Mais si on compare les versets qui résument la vie de Yaakov, avec ceux qui résument la vie des autres personnages bibliques (Sara, Avraham, Yichmaël, Yitahak, Essav) il est quand même frappant que tous constituent une Paracha (ouverte) en soi. Votre question peut donc être reformulée ainsi, même dans le cadre de seconde tradition : quel enseignement la Thora a voulu nous transmettre en incluant le résumé de la vie de Yaakov dans la Paracha qui décrit la descente et l'arrivée de la famille de Yaakov en Egypte.

3) Vous citez judicieusement les réponses de Rachi, que les Cheélonautes sont invités à lire ainsi que d'autres dans "La voix de la Thora" du Rabbin Munk.

N.B. Il convient ici de rappeler que la division en chapitres et la numérotation des versets fut l'œuvre d'un moine anglais au 13ème siècle. Cette division ne tient pas compte de la tradition juive des massorètes. Par exemple elle divise les livres de Samuel, Rois et Chroniques en deux, alors qu'ils ne sont chacun qu'un livre. Souvent cette division en chapitres sous entend une exégèse chrétienne, par exemple le récit de la création se termine pour nous avec le Chabbat qui est l'achèvement et le but de la semaine. Dans la division en chapitres, le Chabbat constitue le début du deuxième chapitre. Il va sans dire que même si on ne peut plus remplacer cet outil de référence, on n'est pas obligé de lui donner plus d'importance que ce qu'il est, par exemple en marquant la fin du chapitre par un air spécial lors d'une lecture à la synagogue.

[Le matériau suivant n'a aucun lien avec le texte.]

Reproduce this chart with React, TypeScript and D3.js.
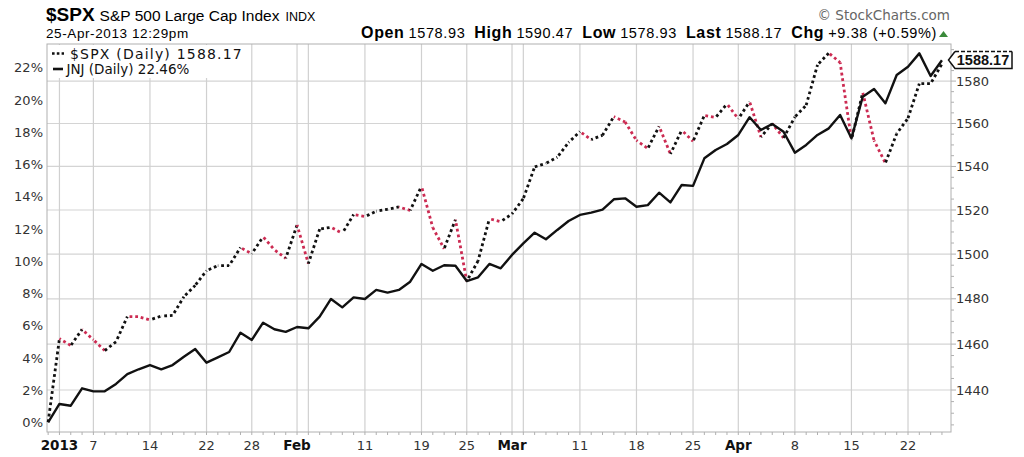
import React from "react";
import * as d3 from "d3";

// ---------- DATA ----------
const dec2012Days = [31];
const jan2013Days = [2, 3, 4, 7, 8, 9, 10, 11, 14, 15, 16, 17, 18, 22, 23, 24, 25, 28, 29, 30, 31];
const feb2013Days = [1, 4, 5, 6, 7, 8, 11, 12, 13, 14, 15, 19, 20, 21, 22, 25, 26, 27, 28];
const mar2013Days = [1, 4, 5, 6, 7, 8, 11, 12, 13, 14, 15, 18, 19, 20, 21, 22, 25, 26, 27, 28];
const apr2013Days = [1, 2, 3, 4, 5, 8, 9, 10, 11, 12, 15, 16, 17, 18, 19, 22, 23, 24, 25];

// $SPX daily close (right axis, log scale)
const spxClose = [
  1426.19,
  1462.42, 1459.37, 1466.47, 1461.89, 1457.15, 1461.02, 1472.12, 1472.05, 1470.68, 1472.34,
  1472.63, 1480.94, 1485.98, 1492.56, 1494.81, 1494.82, 1502.96, 1500.18, 1507.84, 1501.96, 1498.11,
  1513.17, 1495.71, 1511.29, 1512.12, 1509.39, 1517.93, 1517.01, 1519.43, 1520.33, 1521.38,
  1519.79, 1530.94, 1511.95, 1502.42, 1515.6, 1487.85, 1496.94, 1515.99, 1514.68,
  1518.2, 1525.2, 1539.79, 1541.46, 1544.26, 1551.18, 1556.22, 1552.48, 1554.52, 1563.23,
  1560.7, 1552.1, 1548.34, 1558.71, 1545.8, 1556.89, 1551.69, 1563.77, 1562.85, 1569.19,
  1562.17, 1570.25, 1553.69, 1559.98, 1553.28, 1563.07, 1568.61, 1587.73, 1593.37, 1588.85,
  1552.36, 1574.57, 1552.01, 1541.61, 1555.25, 1562.5, 1578.78, 1578.79, 1588.17,
];

// JNJ performance in % (left axis)
const jnjPct = [
  0,
  1.15, 1.04, 2.12, 1.93, 1.93, 2.39, 3.0, 3.3, 3.56, 3.3,
  3.56, 4.08, 4.55, 3.71, 4.04, 4.37, 5.57, 5.12, 6.19, 5.78, 5.62,
  5.92, 5.84, 6.56, 7.66, 7.14, 7.76, 7.66, 8.22, 8.05, 8.22,
  8.73, 9.83, 9.41, 9.75, 9.72, 8.77, 9.0, 9.83, 9.56,
  10.39, 11.11, 11.77, 11.36, 11.94, 12.49, 12.87, 13.01, 13.2, 13.84,
  13.9, 13.38, 13.48, 14.25, 13.65, 14.73, 14.67, 16.38, 16.9, 17.27,
  17.83, 18.93, 18.14, 18.51, 18.03, 16.73, 17.21, 17.83, 18.24, 19.07,
  17.62, 20.2, 20.68, 19.79, 21.55, 22.06, 22.89, 21.49, 22.46,
];

const tickDates = [
  "2013-01-02", "2013-01-07", "2013-01-14", "2013-01-22", "2013-01-28",
  "2013-02-01", "2013-02-11", "2013-02-19", "2013-02-25",
  "2013-03-01", "2013-03-11", "2013-03-18", "2013-03-25",
  "2013-04-01", "2013-04-08", "2013-04-15", "2013-04-22",
];
const tickLabels = ["2013", "7", "14", "22", "28", "Feb", "11", "19", "25", "Mar", "11", "18", "25", "Apr", "8", "15", "22"];
const boldTickLabels = ["2013", "Feb", "Mar", "Apr"];
const extraGridDates = ["2013-02-04", "2013-03-04"];

const leftTicks = [0, 2, 4, 6, 8, 10, 12, 14, 16, 18, 20, 22];
const rightTicks = [1440, 1460, 1480, 1500, 1520, 1540, 1560, 1580];

const titleSymbol = "$SPX";
const titleName = "S&P 500 Large Cap Index";
const titleExchange = "INDX";
const timestamp = "25-Apr-2013 12:29pm";
const quoteLabels = ["Open", "High", "Low", "Last", "Chg"];
const quoteValues = ["1578.93", "1590.47", "1578.93", "1588.17", "+9.38 (+0.59%)"];
const copyright = "© StockCharts.com";
const legendSpx = "$SPX (Daily) 1588.17";
const legendJnj = "JNJ (Daily) 22.46%";
const lastLabel = "1588.17";

// ---------- BUILD ----------
const pad = (n: number) => (n < 10 ? "0" + n : "" + n);
const dates: string[] = [
  ...dec2012Days.map((d) => `2012-12-${pad(d)}`),
  ...jan2013Days.map((d) => `2013-01-${pad(d)}`),
  ...feb2013Days.map((d) => `2013-02-${pad(d)}`),
  ...mar2013Days.map((d) => `2013-03-${pad(d)}`),
  ...apr2013Days.map((d) => `2013-04-${pad(d)}`),
];

const W = 1024;
const H = 457;
const L = 47;
const R = 951;
const T = 44;
const B = 432;
const FONT = "DejaVu Sans, Verdana, sans-serif";
const RED = "#cc2b52";

export default function App() {
  const n = dates.length;
  const x = d3.scaleLinear().domain([-0.1, n - 0.2]).range([L, R]);
  const yL = d3.scaleLinear().domain([-0.59, 23.47]).range([B, T]);
  const yR = d3.scaleLog().domain([1421.96, 1597.7]).range([B, T]);
  const idx = (d: string) => dates.indexOf(d);

  const jnjLine = d3
    .line<number>()
    .x((_, i) => x(i))
    .y((v) => yL(v))(jnjPct) as string;

  // SPX dotted segments colored up/down, dash continuous
  const segs: { x1: number; y1: number; x2: number; y2: number; c: string; off: number }[] = [];
  let cum = 0;
  for (let i = 1; i < n; i++) {
    const x1 = x(i - 1), y1 = yR(spxClose[i - 1]);
    const x2 = x(i), y2 = yR(spxClose[i]);
    const len = Math.hypot(x2 - x1, y2 - y1);
    segs.push({ x1, y1, x2, y2, c: spxClose[i] >= spxClose[i - 1] ? "#111" : RED, off: -cum });
    cum += len;
  }

  const gridIdx = [...tickDates, ...extraGridDates].map(idx);
  const lastY = yR(spxClose[n - 1]) - 4;

  const rightMinor: number[] = [];
  for (let v = 1425; v <= 1595; v += 5) rightMinor.push(v);

  return (
    <svg width={W} height={H} style={{ position: "absolute", left: 0, top: 0, background: "#fff" }} fontFamily={FONT}>
      <rect x={0} y={0} width={W} height={H} fill="#fff" />
      {/* header */}
      <text x={46} y={20.5} fontFamily="Liberation Sans, Arial, sans-serif">
        <tspan fontWeight="bold" fontSize={19}>{titleSymbol}</tspan>
        <tspan fontSize={15.5} dx={5}>{titleName}</tspan>
        <tspan fontSize={12.5} dx={6}>{titleExchange}</tspan>
      </text>
      <text x={46} y={37.5} fontSize={13.5} fontFamily="Liberation Sans, Arial, sans-serif" letterSpacing={0.6}>{timestamp}</text>
      <text x={937} y={38} textAnchor="end" fontSize={14.5} fontFamily="Liberation Sans, Arial, sans-serif" letterSpacing={0.63}>
        {quoteLabels.map((lab, i) => (
          <React.Fragment key={lab}>
            <tspan fontWeight="bold" fontSize={16} dx={i === 0 ? 0 : 9}>{lab}</tspan>
            <tspan dx={4}>{quoteValues[i]}</tspan>
          </React.Fragment>
        ))}
      </text>
      <path d="M939,37 L948,37 L943.5,31 Z" fill="#3a8a3a" />
      <text x={950} y={20} textAnchor="end" fontSize={13.5} fill="#666">{copyright}</text>

      {/* grid */}
      {rightTicks.map((v) => (
        <line key={"h" + v} x1={L} x2={R} y1={yR(v)} y2={yR(v)} stroke="#d4d4d4" strokeWidth={1.2} />
      ))}
      {gridIdx.map((i) => (
        <line key={"v" + i} x1={x(i)} x2={x(i)} y1={T} y2={B} stroke="#d0d0d0" strokeWidth={1.2} />
      ))}

      {/* legend background */}
      <rect x={L + 1} y={T + 1} width={197} height={33} fill="#fff" />

      {/* frame */}
      <rect x={L} y={T} width={R - L} height={B - T} fill="none" stroke="#b0b0b0" strokeWidth={1} />

      {/* bottom minor ticks */}
      {dates.map((_, i) => (
        <line key={"bt" + i} x1={x(i)} x2={x(i)} y1={B} y2={B + 3} stroke="#b0b0b0" />
      ))}
      {/* right ticks */}
      {rightMinor.map((v) => (
        <line key={"rt" + v} x1={R} x2={R + (v % 20 === 0 ? 5 : 3)} y1={yR(v)} y2={yR(v)} stroke="#b0b0b0" />
      ))}

      {/* left axis */}
      {leftTicks.map((v) => (
        <text key={"l" + v} x={43} y={yL(v)} dy="0.36em" textAnchor="end" fontSize={13} fill="#333">{v}%</text>
      ))}
      {/* right axis */}
      {rightTicks.map((v) => (
        <text key={"r" + v} x={956} y={yR(v)} dy="0.36em" fontSize={13} fill="#333">{v}</text>
      ))}
      {/* bottom axis */}
      {tickDates.map((d, k) => {
        const bold = boldTickLabels.includes(tickLabels[k]);
        return (
          <text key={"b" + d} x={x(idx(d))} y={449.5} textAnchor="middle" fontSize={bold ? 13.5 : 13}
            fontWeight={bold ? "bold" : "normal"} fill={bold ? "#111" : "#333"}>
            {tickLabels[k]}
          </text>
        );
      })}

      {/* SPX dotted */}
      {segs.map((s, i) => (
        <line key={"s" + i} x1={s.x1} y1={s.y1} x2={s.x2} y2={s.y2} stroke={s.c} strokeWidth={2.8}
          strokeDasharray="2.8 2.9" strokeDashoffset={s.off} />
      ))}
      {/* JNJ line */}
      <path d={jnjLine} fill="none" stroke="#111" strokeWidth={2.4} strokeLinejoin="round" />

      {/* legend */}
      <line x1={52} x2={64} y1={53.5} y2={53.5} stroke="#111" strokeWidth={2.6} strokeDasharray="2.6 2.2" />
      <text x={70} y={58.5} fontSize={14} letterSpacing={1.2} fill="#111">{legendSpx}</text>
      <line x1={53} x2={63} y1={69} y2={69} stroke="#111" strokeWidth={2.6} />
      <text x={66.5} y={73.5} fontSize={13.5} fill="#111">{legendJnj}</text>

      {/* last value tag */}
      <path
        d={`M${R + 4},${lastY - 8.5} L${R - 2.5},${lastY} L${R + 4},${lastY + 8.5} L${1012},${lastY + 8.5} L${1012},${lastY - 8.5}`}
        fill="#fff" stroke="#111" strokeWidth={1.5} />
      <line x1={R + 4} x2={1012} y1={lastY - 8.5} y2={lastY - 8.5} stroke="#111" strokeWidth={1.5} strokeDasharray="4 2" />
      <text x={983} y={lastY} dy="0.36em" textAnchor="middle" fontSize={14.5} fontWeight="bold"
        fontFamily="Liberation Sans, Arial, sans-serif" fill="#111">{lastLabel}</text>
    </svg>
  );
}
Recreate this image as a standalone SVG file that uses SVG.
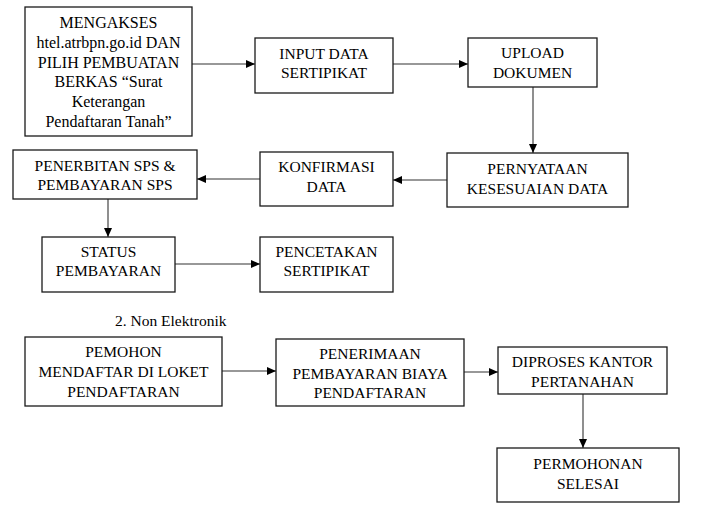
<svg xmlns="http://www.w3.org/2000/svg" width="711" height="513" viewBox="0 0 711 513">
<defs>
<marker id="ah" markerWidth="9" markerHeight="8" refX="9" refY="4" orient="auto" markerUnits="userSpaceOnUse">
<path d="M0,0 L9,4 L0,8 Z" fill="#000"/>
</marker>
<style>
.box{fill:#fff;stroke:#1a1a1a;stroke-width:1.3}
text{font-family:'Liberation Serif','Times New Roman',serif;font-size:15.5px;fill:#000;text-anchor:middle}
.c{stroke:#333;stroke-width:1.1;fill:none;marker-end:url(#ah)}
.big{font-size:16px}
</style>
</defs>
<rect width="711" height="513" fill="#fff"/>
<g id="connectors">
<line class="c" x1="192" y1="64" x2="255" y2="64"/>
<line class="c" x1="393" y1="64" x2="468" y2="64"/>
<line class="c" x1="533" y1="87" x2="533" y2="153"/>
<line class="c" x1="447" y1="180" x2="393" y2="180"/>
<line class="c" x1="260" y1="179" x2="197" y2="179"/>
<line class="c" x1="108" y1="199" x2="108" y2="237"/>
<line class="c" x1="175" y1="264" x2="260" y2="264"/>
<line class="c" x1="222" y1="371" x2="276" y2="371"/>
<line class="c" x1="464" y1="372" x2="498" y2="372"/>
<line class="c" x1="583" y1="394" x2="583" y2="448"/>
</g>
<g id="n1" font-family="Liberation Serif, serif">
<rect class="box" x="25" y="7" width="167" height="129"/>
<text class="big" x="108.5" y="28">MENGAKSES</text>
<text class="big" x="108.5" y="48">htel.atrbpn.go.id DAN</text>
<text class="big" x="108.5" y="68">PILIH PEMBUATAN</text>
<text class="big" x="108.5" y="87">BERKAS “Surat</text>
<text class="big" x="108.5" y="107">Keterangan</text>
<text class="big" x="108.5" y="127">Pendaftaran Tanah”</text>
</g>
<g id="n2">
<rect class="box" x="255" y="38" width="138" height="55"/>
<text x="324" y="59">INPUT DATA</text>
<text x="324" y="78">SERTIPIKAT</text>
</g>
<g id="n3">
<rect class="box" x="468" y="38" width="129" height="49"/>
<text x="532.5" y="58">UPLOAD</text>
<text x="532.5" y="78">DOKUMEN</text>
</g>
<g id="n4">
<rect class="box" x="447" y="153" width="181" height="54"/>
<text x="537.5" y="174">PERNYATAAN</text>
<text x="537.5" y="194">KESESUAIAN DATA</text>
</g>
<g id="n5">
<rect class="box" x="260" y="152" width="133" height="54"/>
<text x="326.5" y="172">KONFIRMASI</text>
<text x="326.5" y="192">DATA</text>
</g>
<g id="n6">
<rect class="box" x="13" y="150" width="184" height="49"/>
<text x="105" y="171">PENERBITAN SPS &amp;</text>
<text x="105" y="190">PEMBAYARAN SPS</text>
</g>
<g id="n7">
<rect class="box" x="42" y="237" width="133" height="55"/>
<text x="108.5" y="257">STATUS</text>
<text x="108.5" y="276">PEMBAYARAN</text>
</g>
<g id="n8">
<rect class="box" x="260" y="237" width="133" height="55"/>
<text x="326.5" y="257">PENCETAKAN</text>
<text x="326.5" y="276">SERTIPIKAT</text>
</g>
<text x="115" y="326" style="text-anchor:start">2.  Non Elektronik</text>
<g id="n9">
<rect class="box" x="25" y="337" width="197" height="69"/>
<text x="123.5" y="357">PEMOHON</text>
<text x="123.5" y="377">MENDAFTAR DI LOKET</text>
<text x="123.5" y="397">PENDAFTARAN</text>
</g>
<g id="n10">
<rect class="box" x="276" y="339" width="188" height="67"/>
<text x="370" y="359">PENERIMAAN</text>
<text x="370" y="379">PEMBAYARAN BIAYA</text>
<text x="370" y="398">PENDAFTARAN</text>
</g>
<g id="n11">
<rect class="box" x="498" y="347" width="169" height="47"/>
<text x="582.5" y="367">DIPROSES KANTOR</text>
<text x="582.5" y="387">PERTANAHAN</text>
</g>
<g id="n12">
<rect class="box" x="497" y="448" width="182" height="54"/>
<text x="588" y="469">PERMOHONAN</text>
<text x="588" y="489">SELESAI</text>
</g>
</svg>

(1) Sifra Vayikra sur le verset (1,1).
(2) 12b.
(3) Balak 24,9.
(4) La Paracha de Balak pratiquement entière constitue une seule Paracha de 95 versets.
(5) Michné Thora. Lois du Sefer Thora Ch.8.Pa.3-4.
(6) À part Vayikra 7, 22 et 28, pour lesquels la tradition Ashkénaze et Séfarade sont en discussion avec celle du Yémen sur la manière de comprendre ce que le Rambam a écrit.
(7) Voir le résumé dans "Netiv Bina" Rav Yissachar Yaakobson. Tome2 p211.